Page MenuHomePhabricator

Aggregate check_mw_versions alerts for each individual app server
Open, MediumPublic

Description

Recently, an outstanding bug in Scap T223287 caused a deployment to pause longer than the configured deploy-time setting for check_mw_versions. This flooded IRC with alerts until the deployment was continued.

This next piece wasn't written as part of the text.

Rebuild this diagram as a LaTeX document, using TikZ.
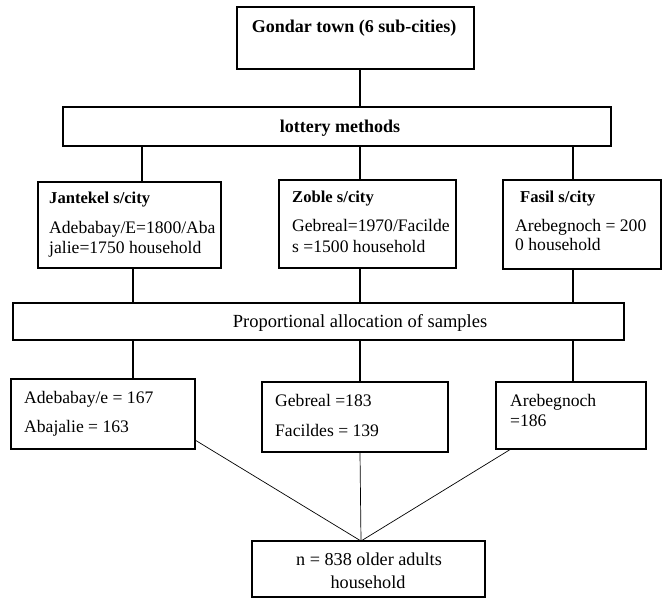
\documentclass[tikz,border=0pt]{standalone}
\usepackage{fontspec}
\setmainfont{Liberation Serif}
\begin{document}
\begin{tikzpicture}[x=1pt,y=-1pt,
  box/.style={draw,line width=1.6pt,inner sep=0pt,rectangle},
  conn/.style={line width=1.6pt},
  thin/.style={line width=0.7pt},
  txt/.style={inner sep=0pt,anchor=base west,font=\fontsize{17.6}{20}\selectfont},
  ttl/.style={inner sep=0pt,anchor=base west,font=\fontsize{16.6}{19}\selectfont\bfseries},
  ctxt/.style={inner sep=0pt,anchor=base,font=\fontsize{18.5}{21}\selectfont},
  ctxtb/.style={inner sep=0pt,anchor=base,font=\fontsize{18}{21}\selectfont\bfseries},
]
\useasboundingbox (0,0) rectangle (669,605);
% boxes
\node[box,minimum width=237pt,minimum height=62pt] (top) at (355.5,38) {};
\node[box,minimum width=548pt,minimum height=39pt] (lot) at (337,126.5) {};
\node[box,minimum width=183pt,minimum height=86pt] (jan) at (129.5,225) {};
\node[box,minimum width=177pt,minimum height=88pt] (zob) at (367.5,224) {};
\node[box,minimum width=158pt,minimum height=89pt] (fas) at (582,224.5) {};
\node[box,minimum width=611pt,minimum height=37pt] (prop) at (318.5,321.5) {};
\node[box,minimum width=184pt,minimum height=70pt] (lb) at (103,414) {};
\node[box,minimum width=186pt,minimum height=70pt] (mb) at (355,417) {};
\node[box,minimum width=150pt,minimum height=67pt] (rb) at (571,415.5) {};
\node[box,minimum width=233pt,minimum height=56pt] (bot) at (368.5,569) {};
% texts
\node[ctxtb] (tTop) at (354,32) {Gondar town (6 sub-cities)};
\node[ctxtb] (tLot) at (340,132) {lottery methods};
\node[ttl] (tJan1) at (49,203) {Jantekel s/city};
\node[txt] (tJan2) at (49,233) {Adebabay/E=1800/Aba};
\node[txt] (tJan3) at (49,253) {jalie=1750 household};
\node[ttl] (tZob1) at (292,202) {Zoble s/city};
\node[txt] (tZob2) at (292,231) {Gebreal=1970/Facilde};
\node[txt] (tZob3) at (292,252) {s =1500 household};
\node[ttl] (tFas1) at (520,202) {Fasil s/city};
\node[txt] (tFas2) at (515,231) {Arebegnoch = 200};
\node[txt] (tFas3) at (515,250) {0 household};
\node[ctxt] (tProp) at (360,327) {Proportional allocation of samples};
\node[txt] (tL1) at (24,403) {Adebabay/e = 167};
\node[txt] (tL2) at (24,432) {Abajalie = 163};
\node[txt] (tM1) at (275,406) {Gebreal =183};
\node[txt] (tM2) at (275,436) {Facildes = 139};
\node[txt] (tR1) at (510,406) {Arebegnoch};
\node[txt] (tR2) at (510,426) {=186};
\node[inner sep=0pt,anchor=base,font=\fontsize{18.2}{21}\selectfont] (tB1) at (369,565) {n = 838 older adults};
\node[inner sep=0pt,anchor=base,font=\fontsize{18.2}{21}\selectfont] (tB2) at (368,588) {household};
% column coordinates
\coordinate (cA1) at (142,0);
\coordinate (cA) at (133,0);
\coordinate (cB) at (360,0);
\coordinate (cC) at (573,0);
% thick connectors
\draw[conn] (top.south -| cB) -- (lot.north -| cB);
\draw[conn] (lot.south -| cA1) -- (jan.north -| cA1);
\draw[conn] (lot.south -| cB) -- (zob.north -| cB);
\draw[conn] (lot.south -| cC) -- (fas.north -| cC);
\draw[conn] (jan.south -| cA) -- (prop.north -| cA);
\draw[conn] (zob.south -| cB) -- (prop.north -| cB);
\draw[conn] (fas.south -| cC) -- (prop.north -| cC);
\draw[conn] (prop.south -| cA) -- (lb.north -| cA);
\draw[conn] (prop.south -| cB) -- (mb.north -| cB);
\draw[conn] (prop.south -| cC) -- (rb.north -| cC);
% thin converging lines
\coordinate (apex) at (361,541);
\coordinate (lOut) at (195,440);
\coordinate (rOut) at (511,449);
\draw[thin] (lOut) -- (apex);
\draw[thin] (mb.south -| cB) -- (apex);
\draw[thin] (rOut) -- (apex);
\end{tikzpicture}
\end{document}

This alert seems a good candidate for aggregation.

Event Timeline

While it's clear that 400 alerts flooding production are not great, this check is important for each single machine. So we can aggregate the output, but we can't suppress it. We need to know *very clearly* if one single machine is running an outdated version of mediawiki.
So I second the aggregation if it's possible to show clearly in the icinga alert which machine (or machines, if the number if below, say, 90% of all mw servers) is failing the check.

It would all be simpler if we just had a single git repository representing the production mediawiki code.

fgiunchedi renamed this task from check_mw_versions alerts for each individual app server to Aggregate check_mw_versions alerts for each individual app server.Oct 22 2021, 1:30 PM

Ref T310225: mw1415 fatals due to serving responses from 1.39.0-wmf.10 (was DBQueryError: Unknown column page_restrictions).

Ref https://wikitech.wikimedia.org/w/index.php?title=Monitoring%2Fcheck_dsh_groups&diffonly=0&diff=1987914&oldid=1834094#Inactive_servers.

From today's adventure, I learned that there's an impression that this alerts fires noisly at times and as a tendency of being ignored or ack'ed for a depooled/inactive server. That seems at odds with the rationale and background behind the alert as also alluded to by @Joe above. I'll mention here a +1 for not ignoring useful alerts, but also that we need to fix the noise if that still happens, and indeed that for the runbook to be actionable, the hostname very much needs to be front and center in the alert.